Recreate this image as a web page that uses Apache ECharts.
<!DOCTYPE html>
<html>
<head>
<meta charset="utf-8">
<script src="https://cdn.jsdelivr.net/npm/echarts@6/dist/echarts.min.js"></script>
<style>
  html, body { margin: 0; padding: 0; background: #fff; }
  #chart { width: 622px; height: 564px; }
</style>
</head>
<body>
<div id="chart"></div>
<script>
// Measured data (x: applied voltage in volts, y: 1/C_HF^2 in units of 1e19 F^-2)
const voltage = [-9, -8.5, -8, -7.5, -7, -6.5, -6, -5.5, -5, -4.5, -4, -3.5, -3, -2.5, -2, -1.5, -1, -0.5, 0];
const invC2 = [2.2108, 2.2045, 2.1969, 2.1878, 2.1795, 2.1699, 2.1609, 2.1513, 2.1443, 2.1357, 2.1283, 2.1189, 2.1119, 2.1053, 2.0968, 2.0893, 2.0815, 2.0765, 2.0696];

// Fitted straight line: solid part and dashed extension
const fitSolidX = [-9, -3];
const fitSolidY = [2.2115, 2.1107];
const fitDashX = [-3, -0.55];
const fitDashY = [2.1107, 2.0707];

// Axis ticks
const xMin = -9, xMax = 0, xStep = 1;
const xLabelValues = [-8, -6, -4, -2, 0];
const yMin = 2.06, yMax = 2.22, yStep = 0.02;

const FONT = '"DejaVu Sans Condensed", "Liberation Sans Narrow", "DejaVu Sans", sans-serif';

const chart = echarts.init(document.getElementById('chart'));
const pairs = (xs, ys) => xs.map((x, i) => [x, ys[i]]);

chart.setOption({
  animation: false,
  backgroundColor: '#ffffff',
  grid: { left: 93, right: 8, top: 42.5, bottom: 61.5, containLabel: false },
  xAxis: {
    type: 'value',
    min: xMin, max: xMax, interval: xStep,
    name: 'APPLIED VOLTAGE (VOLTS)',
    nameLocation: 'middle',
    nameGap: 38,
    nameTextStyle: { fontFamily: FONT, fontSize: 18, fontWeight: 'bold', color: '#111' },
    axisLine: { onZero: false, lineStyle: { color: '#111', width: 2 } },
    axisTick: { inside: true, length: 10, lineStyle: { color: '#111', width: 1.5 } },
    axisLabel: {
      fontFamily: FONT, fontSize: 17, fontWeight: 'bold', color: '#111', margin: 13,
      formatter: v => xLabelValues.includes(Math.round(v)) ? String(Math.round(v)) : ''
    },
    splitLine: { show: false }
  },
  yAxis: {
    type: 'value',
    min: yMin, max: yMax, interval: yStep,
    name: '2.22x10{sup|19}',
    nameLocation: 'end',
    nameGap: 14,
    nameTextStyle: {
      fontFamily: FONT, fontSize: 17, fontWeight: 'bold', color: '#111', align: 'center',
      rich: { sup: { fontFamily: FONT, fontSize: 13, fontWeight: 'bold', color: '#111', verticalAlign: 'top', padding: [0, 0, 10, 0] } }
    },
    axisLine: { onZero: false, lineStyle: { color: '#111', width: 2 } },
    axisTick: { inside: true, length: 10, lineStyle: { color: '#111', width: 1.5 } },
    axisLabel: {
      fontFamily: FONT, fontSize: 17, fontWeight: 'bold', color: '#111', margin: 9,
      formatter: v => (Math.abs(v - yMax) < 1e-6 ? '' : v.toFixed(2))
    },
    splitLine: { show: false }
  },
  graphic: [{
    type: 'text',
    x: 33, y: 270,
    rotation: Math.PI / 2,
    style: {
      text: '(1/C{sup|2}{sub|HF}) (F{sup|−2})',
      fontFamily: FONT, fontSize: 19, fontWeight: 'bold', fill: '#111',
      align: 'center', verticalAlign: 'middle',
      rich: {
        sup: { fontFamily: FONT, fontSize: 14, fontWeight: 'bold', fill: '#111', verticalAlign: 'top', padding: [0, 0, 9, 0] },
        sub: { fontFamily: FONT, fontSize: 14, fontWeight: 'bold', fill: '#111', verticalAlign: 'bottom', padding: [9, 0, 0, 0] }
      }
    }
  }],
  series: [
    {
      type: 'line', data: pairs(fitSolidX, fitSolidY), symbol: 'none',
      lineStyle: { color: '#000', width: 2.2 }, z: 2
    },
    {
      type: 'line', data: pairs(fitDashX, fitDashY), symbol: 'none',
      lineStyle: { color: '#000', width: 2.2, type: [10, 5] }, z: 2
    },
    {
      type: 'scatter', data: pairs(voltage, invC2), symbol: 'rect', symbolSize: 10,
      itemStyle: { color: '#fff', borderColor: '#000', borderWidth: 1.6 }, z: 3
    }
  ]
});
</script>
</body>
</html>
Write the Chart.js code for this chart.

REQUIREMENT ▸ Extract the lines above, from the first one through the one containing "const pairs = (xs, ys)", and return only those, unchanged.

COMPLETE ANSWER ▸
Recreate this image as a web page that uses Apache ECharts.
<!DOCTYPE html>
<html>
<head>
<meta charset="utf-8">
<script src="https://cdn.jsdelivr.net/npm/echarts@6/dist/echarts.min.js"></script>
<style>
  html, body { margin: 0; padding: 0; background: #fff; }
  #chart { width: 622px; height: 564px; }
</style>
</head>
<body>
<div id="chart"></div>
<script>
// Measured data (x: applied voltage in volts, y: 1/C_HF^2 in units of 1e19 F^-2)
const voltage = [-9, -8.5, -8, -7.5, -7, -6.5, -6, -5.5, -5, -4.5, -4, -3.5, -3, -2.5, -2, -1.5, -1, -0.5, 0];
const invC2 = [2.2108, 2.2045, 2.1969, 2.1878, 2.1795, 2.1699, 2.1609, 2.1513, 2.1443, 2.1357, 2.1283, 2.1189, 2.1119, 2.1053, 2.0968, 2.0893, 2.0815, 2.0765, 2.0696];

// Fitted straight line: solid part and dashed extension
const fitSolidX = [-9, -3];
const fitSolidY = [2.2115, 2.1107];
const fitDashX = [-3, -0.55];
const fitDashY = [2.1107, 2.0707];

// Axis ticks
const xMin = -9, xMax = 0, xStep = 1;
const xLabelValues = [-8, -6, -4, -2, 0];
const yMin = 2.06, yMax = 2.22, yStep = 0.02;

const FONT = '"DejaVu Sans Condensed", "Liberation Sans Narrow", "DejaVu Sans", sans-serif';

const chart = echarts.init(document.getElementById('chart'));
const pairs = (xs, ys) => xs.map((x, i) => [x, ys[i]]);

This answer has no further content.